2015 GSA Annual Meeting in Baltimore, Maryland, USA (1-4 November 2015)

Paper No. 228-4
Presentation Time: 9:00 AM-6:30 PM


SMITH, Molly Elizabeth, SELCH, Donna E., OLEINIK, Anton and ZHANG, Caiyun, Geosciences, Florida Atlantic University, 777 Glades Rd., Boca Raton, FL 33431, msmit259@fau.edu

Geological remote sensing applications are ever increasing as satellite and sensor technology improves in both cost-efficiency and in increased spatial and spectral bandwidth. While multiple spectral libraries of rocks and minerals have been developed for resource exploration, there is very little literature available regarding spectroscopy of sand. Spectral signatures of sand are more difficult to characterize because they are essentially mixed reflectance comprised of their constituent materials. Hyperspectral reflectance is an emerging tool that can be employed to estimate mineral abundances in sand, and when incorporated into a spectral library, has the potential to improve understanding of geologically complex and remote sites where spectra is composed of intimate mixtures. Both smoothed and continuum-removed spectra were used in conjunction with various band ratios, including the Normalized Difference Carbonate Index (NDCI).

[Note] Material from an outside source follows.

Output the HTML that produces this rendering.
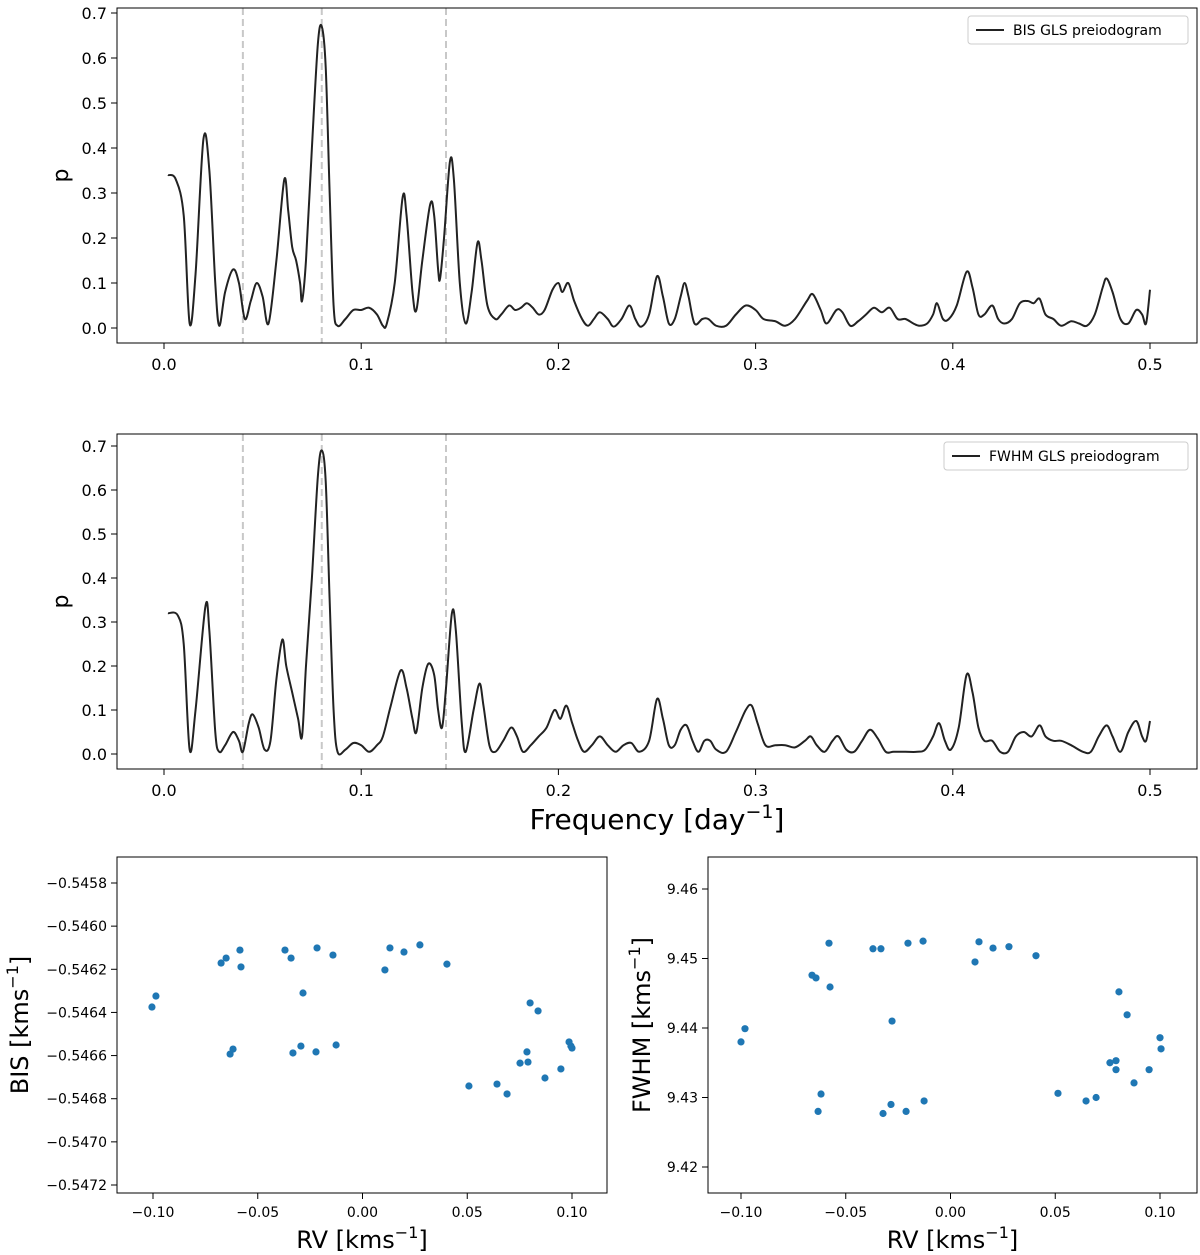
<!DOCTYPE html>
<html><head><meta charset="utf-8">
<style>
html,body{margin:0;padding:0;background:#fff;}
svg{display:block;font-family:"DejaVu Sans","Liberation Sans",sans-serif;}
</style></head>
<body>
<svg id="fig" width="1200" height="1255" viewBox="0 0 1200 1255" xmlns="http://www.w3.org/2000/svg"></svg>
<script>
// ---- Periodogram data (frequency knots, power) ----
const bisFreq=[0.002,0.006,0.010,0.013,0.016,0.020,0.023,0.026,0.028,0.031,0.035,0.038,0.041,0.044,0.047,0.050,0.053,0.057,0.061,0.063,0.065,0.067,0.069,0.070,0.072,0.075,0.078,0.080,0.082,0.084,0.086,0.088,0.092,0.096,0.100,0.104,0.108,0.111,0.113,0.117,0.121,0.123,0.126,0.128,0.131,0.135,0.137,0.139,0.140,0.142,0.145,0.147,0.150,0.153,0.156,0.159,0.161,0.164,0.168,0.171,0.175,0.178,0.181,0.184,0.187,0.190,0.193,0.197,0.200,0.202,0.205,0.208,0.212,0.215,0.218,0.221,0.225,0.228,0.232,0.236,0.239,0.242,0.246,0.250,0.253,0.256,0.259,0.262,0.264,0.266,0.269,0.273,0.276,0.280,0.285,0.290,0.295,0.300,0.304,0.310,0.315,0.320,0.326,0.329,0.333,0.336,0.341,0.344,0.348,0.352,0.356,0.360,0.364,0.368,0.372,0.376,0.380,0.383,0.387,0.390,0.392,0.395,0.398,0.402,0.407,0.410,0.413,0.416,0.420,0.423,0.426,0.430,0.434,0.438,0.441,0.444,0.447,0.451,0.455,0.460,0.464,0.468,0.472,0.476,0.478,0.481,0.485,0.489,0.493,0.496,0.498,0.500];
const bisPower=[0.34,0.33,0.25,0.01,0.12,0.42,0.35,0.10,0.005,0.08,0.13,0.10,0.02,0.06,0.10,0.07,0.01,0.15,0.33,0.26,0.18,0.15,0.10,0.06,0.15,0.40,0.63,0.67,0.58,0.30,0.05,0.005,0.02,0.04,0.04,0.045,0.03,0.005,0.01,0.10,0.29,0.25,0.08,0.04,0.15,0.275,0.25,0.13,0.11,0.20,0.37,0.33,0.10,0.01,0.08,0.19,0.15,0.05,0.02,0.03,0.05,0.04,0.045,0.055,0.045,0.03,0.04,0.085,0.10,0.08,0.10,0.06,0.02,0.005,0.02,0.035,0.02,0.003,0.02,0.05,0.02,0.003,0.03,0.115,0.07,0.01,0.02,0.07,0.10,0.07,0.01,0.02,0.02,0.005,0.005,0.03,0.05,0.04,0.02,0.015,0.005,0.02,0.06,0.075,0.04,0.01,0.04,0.035,0.005,0.015,0.03,0.045,0.035,0.045,0.02,0.02,0.01,0.005,0.01,0.03,0.055,0.02,0.02,0.05,0.125,0.09,0.03,0.03,0.05,0.02,0.01,0.02,0.055,0.06,0.055,0.065,0.03,0.02,0.005,0.015,0.01,0.005,0.03,0.09,0.11,0.08,0.02,0.01,0.04,0.03,0.01,0.085];
const fwhmFreq=[0.002,0.007,0.010,0.013,0.016,0.021,0.023,0.026,0.028,0.031,0.035,0.038,0.040,0.043,0.045,0.048,0.051,0.054,0.057,0.060,0.062,0.065,0.068,0.070,0.072,0.075,0.078,0.080,0.082,0.084,0.086,0.088,0.092,0.096,0.100,0.104,0.108,0.111,0.115,0.120,0.123,0.126,0.128,0.131,0.134,0.137,0.139,0.141,0.143,0.146,0.148,0.151,0.153,0.157,0.160,0.162,0.165,0.168,0.172,0.176,0.179,0.182,0.186,0.190,0.194,0.198,0.201,0.204,0.207,0.210,0.213,0.217,0.221,0.225,0.229,0.233,0.237,0.241,0.246,0.250,0.253,0.256,0.259,0.262,0.265,0.268,0.271,0.274,0.277,0.280,0.285,0.290,0.295,0.298,0.301,0.305,0.310,0.315,0.320,0.325,0.328,0.331,0.335,0.339,0.342,0.346,0.350,0.354,0.358,0.362,0.366,0.370,0.376,0.382,0.386,0.390,0.393,0.396,0.399,0.403,0.407,0.410,0.413,0.416,0.420,0.424,0.428,0.432,0.436,0.440,0.444,0.447,0.451,0.455,0.460,0.466,0.470,0.474,0.478,0.481,0.485,0.489,0.493,0.496,0.498,0.500];
const fwhmPower=[0.32,0.315,0.25,0.01,0.10,0.335,0.28,0.05,0.005,0.02,0.05,0.03,0.005,0.07,0.09,0.06,0.01,0.03,0.17,0.26,0.20,0.14,0.08,0.04,0.20,0.40,0.63,0.69,0.62,0.35,0.10,0.005,0.01,0.025,0.02,0.005,0.02,0.04,0.11,0.19,0.15,0.08,0.05,0.15,0.205,0.18,0.10,0.06,0.15,0.32,0.28,0.07,0.005,0.10,0.16,0.11,0.02,0.005,0.03,0.06,0.04,0.005,0.02,0.04,0.06,0.10,0.08,0.11,0.07,0.03,0.005,0.02,0.04,0.02,0.005,0.02,0.025,0.005,0.03,0.125,0.08,0.02,0.02,0.055,0.065,0.03,0.005,0.03,0.03,0.01,0.005,0.05,0.10,0.11,0.07,0.02,0.02,0.02,0.015,0.03,0.04,0.02,0.005,0.03,0.04,0.01,0.005,0.03,0.055,0.035,0.005,0.005,0.005,0.005,0.01,0.04,0.07,0.03,0.01,0.06,0.18,0.14,0.06,0.03,0.03,0.005,0.005,0.04,0.05,0.04,0.065,0.04,0.03,0.03,0.02,0.005,0.005,0.04,0.065,0.04,0.005,0.05,0.075,0.04,0.03,0.075];
const markerFreqs=[0.04,0.08,0.143];
const freqTicks=[0.0,0.1,0.2,0.3,0.4,0.5];
const pTicks=[0.0,0.1,0.2,0.3,0.4,0.5,0.6,0.7];
// ---- Scatter data ----
const rvBis=[-0.1005,-0.0986,-0.0675,-0.0651,-0.0585,-0.058,-0.0632,-0.0618,-0.037,-0.0341,-0.0284,-0.0332,-0.0294,-0.0217,-0.0222,-0.0141,-0.0126,0.0107,0.0131,0.0198,0.0274,0.0403,0.0508,0.0642,0.069,0.0752,0.0785,0.079,0.080,0.0838,0.0871,0.0947,0.0986,0.0995,0.100];
const bisVals=[-0.546375,-0.546324,-0.546171,-0.546148,-0.546111,-0.546189,-0.546593,-0.546570,-0.546111,-0.546148,-0.546310,-0.546588,-0.546556,-0.546101,-0.546583,-0.546134,-0.546551,-0.546203,-0.546101,-0.546120,-0.546087,-0.546176,-0.546741,-0.546732,-0.546778,-0.546635,-0.546583,-0.546630,-0.546356,-0.546393,-0.546704,-0.546662,-0.546537,-0.546556,-0.546565];
const rvFwhm=[-0.1,-0.0981,-0.0661,-0.0642,-0.058,-0.0575,-0.0618,-0.0632,-0.037,-0.0332,-0.0279,-0.0322,-0.0284,-0.0212,-0.0203,-0.0131,-0.0126,0.0117,0.0136,0.0203,0.0279,0.0408,0.0513,0.0647,0.0695,0.0761,0.079,0.079,0.0804,0.0843,0.0876,0.0948,0.100,0.1005];
const fwhmVals=[9.4380,9.4399,9.4476,9.4472,9.4522,9.4459,9.4305,9.4280,9.4514,9.4514,9.4410,9.4277,9.4290,9.4280,9.4522,9.4525,9.4295,9.4495,9.4524,9.4515,9.4517,9.4504,9.4306,9.4295,9.4300,9.4350,9.4353,9.4340,9.4452,9.4419,9.4321,9.4340,9.4386,9.4370];
const rvTicks=[-0.10,-0.05,0.00,0.05,0.10];
const bisTicks=[-0.5458,-0.5460,-0.5462,-0.5464,-0.5466,-0.5468,-0.5470,-0.5472];
const fwhmTicks=[9.42,9.43,9.44,9.45,9.46];

const NS="http://www.w3.org/2000/svg";
const svg=document.getElementById('fig');
function mk(tag,attrs,parent){const e=document.createElementNS(NS,tag);for(const k in attrs)e.setAttribute(k,attrs[k]);(parent||svg).appendChild(e);return e;}
function lin(d0,d1,r0,r1){return v=>r0+(v-d0)*(r1-r0)/(d1-d0);}
function fmt(v,d){const s=Math.abs(v).toFixed(d);return (v<0?'\u2212':'')+s;}

function smoothPath(pts){
  let d='M'+pts[0][0]+','+pts[0][1];
  for(let i=0;i<pts.length-1;i++){
    const p0=pts[Math.max(0,i-1)],p1=pts[i],p2=pts[i+1],p3=pts[Math.min(pts.length-1,i+2)];
    const c1=[p1[0]+(p2[0]-p0[0])/6,p1[1]+(p2[1]-p0[1])/6];
    const c2=[p2[0]-(p3[0]-p1[0])/6,p2[1]-(p3[1]-p1[1])/6];
    d+=' C'+c1[0].toFixed(2)+','+c1[1].toFixed(2)+' '+c2[0].toFixed(2)+','+c2[1].toFixed(2)+' '+p2[0].toFixed(2)+','+p2[1].toFixed(2);
  }
  return d;
}

function periodogram(name,top,bottom,y0px,y07px,freqs,powers,legendText,legX,showXLabel){
  const g=mk('g',{});
  
  
  const x=lin(0,0.5,164,1150), y=lin(0,0.7,y0px,y07px);
  markerFreqs.forEach(f=>{
    const l=mk('line',{x1:x(f),x2:x(f),y1:top,y2:bottom,stroke:'#c8c8c8','stroke-width':2,'stroke-dasharray':'7,4'},g);
    
    
  });
  const pts=freqs.map((f,i)=>[x(f),y(powers[i])]);
  const p=mk('path',{d:smoothPath(pts),fill:'none',stroke:'#222','stroke-width':2},g);
  
  
  const fr=mk('rect',{x:117,y:top,width:1080,height:bottom-top,fill:'none',stroke:'#000','stroke-width':1},g);
  
  
  freqTicks.forEach(t=>{
    mk('line',{x1:x(t),x2:x(t),y1:bottom,y2:bottom+6,stroke:'#000'},g);
    const tx=mk('text',{x:x(t),y:bottom+27,'font-size':16,'text-anchor':'middle'},g);
    tx.textContent=t.toFixed(1);
    
    
  });
  pTicks.forEach(t=>{
    mk('line',{x1:111,x2:117,y1:y(t),y2:y(t),stroke:'#000'},g);
    const tx=mk('text',{x:107,y:y(t)+6,'font-size':16,'text-anchor':'end'},g);
    tx.textContent=t.toFixed(1);
    
    
  });
  const yl=mk('text',{x:0,y:0,'font-size':22,'text-anchor':'middle',transform:'translate(68,'+((top+bottom)/2)+') rotate(-90)'},g);
  yl.textContent='p';
  
  
  const lg=mk('g',{},g);
  
  
  mk('rect',{x:legX,y:top+8,width:1188-legX,height:28,fill:'#fff',stroke:'#ccc',rx:3},lg);
  mk('line',{x1:legX+8,x2:legX+36,y1:top+22,y2:top+22,stroke:'#222','stroke-width':2},lg);
  const lt=mk('text',{x:legX+45,y:top+27,'font-size':14},lg);
  lt.textContent=legendText;
  
  
  if(showXLabel){
    const xl=mk('text',{x:657,y:829,'font-size':28,'text-anchor':'middle'},g);
    xl.innerHTML='Frequency [day<tspan dy="-11" font-size="19">\u22121</tspan><tspan dy="11">]</tspan>';
    
    
  }
}
periodogram('bis-periodogram',8,343,328,13,bisFreq,bisPower,'BIS GLS preiodogram',968,false);
periodogram('fwhm-periodogram',434,769,754,446,fwhmFreq,fwhmPower,'FWHM GLS preiodogram',944,true);

function scatter(name,x0,x1,xs,ys,yTicks,yDec,yLo,yLoPx,yHi,yHiPx,xPxLo,xPxHi,yLabel,yLabelX){
  const g=mk('g',{});
  
  
  const x=lin(-0.1,0.1,xPxLo,xPxHi), y=lin(yLo,yHi,yLoPx,yHiPx);
  const top=857,bottom=1193;
  xs.forEach((v,i)=>{
    const c=mk('circle',{cx:x(v),cy:y(ys[i]),r:3.6,fill:'#1f77b4'},g);
    
    
  });
  const fr=mk('rect',{x:x0,y:top,width:x1-x0,height:bottom-top,fill:'none',stroke:'#000'},g);
  
  
  rvTicks.forEach(t=>{
    mk('line',{x1:x(t),x2:x(t),y1:bottom,y2:bottom+6,stroke:'#000'},g);
    const tx=mk('text',{x:x(t),y:bottom+24,'font-size':14,'text-anchor':'middle'},g);
    tx.textContent=fmt(t,2);
    
    
  });
  yTicks.forEach(t=>{
    mk('line',{x1:x0-6,x2:x0,y1:y(t),y2:y(t),stroke:'#000'},g);
    const tx=mk('text',{x:x0-10,y:y(t)+5,'font-size':14,'text-anchor':'end'},g);
    tx.textContent=fmt(t,yDec);
    
    
  });
  const xl=mk('text',{x:(x0+x1)/2,y:1248,'font-size':24,'text-anchor':'middle'},g);
  xl.innerHTML='RV [kms<tspan dy="-10" font-size="16">\u22121</tspan><tspan dy="10">]</tspan>';
  
  
  const yl=mk('text',{x:0,y:0,'font-size':24,'text-anchor':'middle',transform:'translate('+yLabelX+','+((top+bottom)/2)+') rotate(-90)'},g);
  yl.innerHTML=yLabel+' [kms<tspan dy="-10" font-size="16">\u22121</tspan><tspan dy="10">]</tspan>';
  
  
}
scatter('bis-vs-rv',117,607,rvBis,bisVals,bisTicks,4,-0.5458,883,-0.5472,1185,153,572,'BIS',28);
scatter('fwhm-vs-rv',708,1197,rvFwhm,fwhmVals,fwhmTicks,2,9.46,889,9.42,1167,741,1160,'FWHM',650);
</script>
</body></html>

Globally collected samples were analyzed through traditional microscopic methods and compared to spectral reflectance collected via ASD Spectroradiometer. Sands ranged from fine grained (<0.11 mm) to very coarse-grained (>2 mm) and from having no carbonate content to being completely composed of biogenic carbonate. Results show a Pearson correlation of r = 0.345 between actual carbonate content and NDCI-determined content, which performed slightly better than band ratios R1060/R1130 (r = 0.110) and R1650/R2215 (r = -0.250). Low correlations between observed abundance and band-ratio predicted abundance are potentially due to the biogenic structures in the samples rather than crystalized carbonate structure. Additionally, volcanic sand samples containing magnetite and other oxide minerals likely cause lower correlation because O3 absorption features mimic CaCO3 features. In this study, the sand spectral library was verified by traditional microscopy which mitigates some of the issues associated with discerning composition of remotely-sensed samples.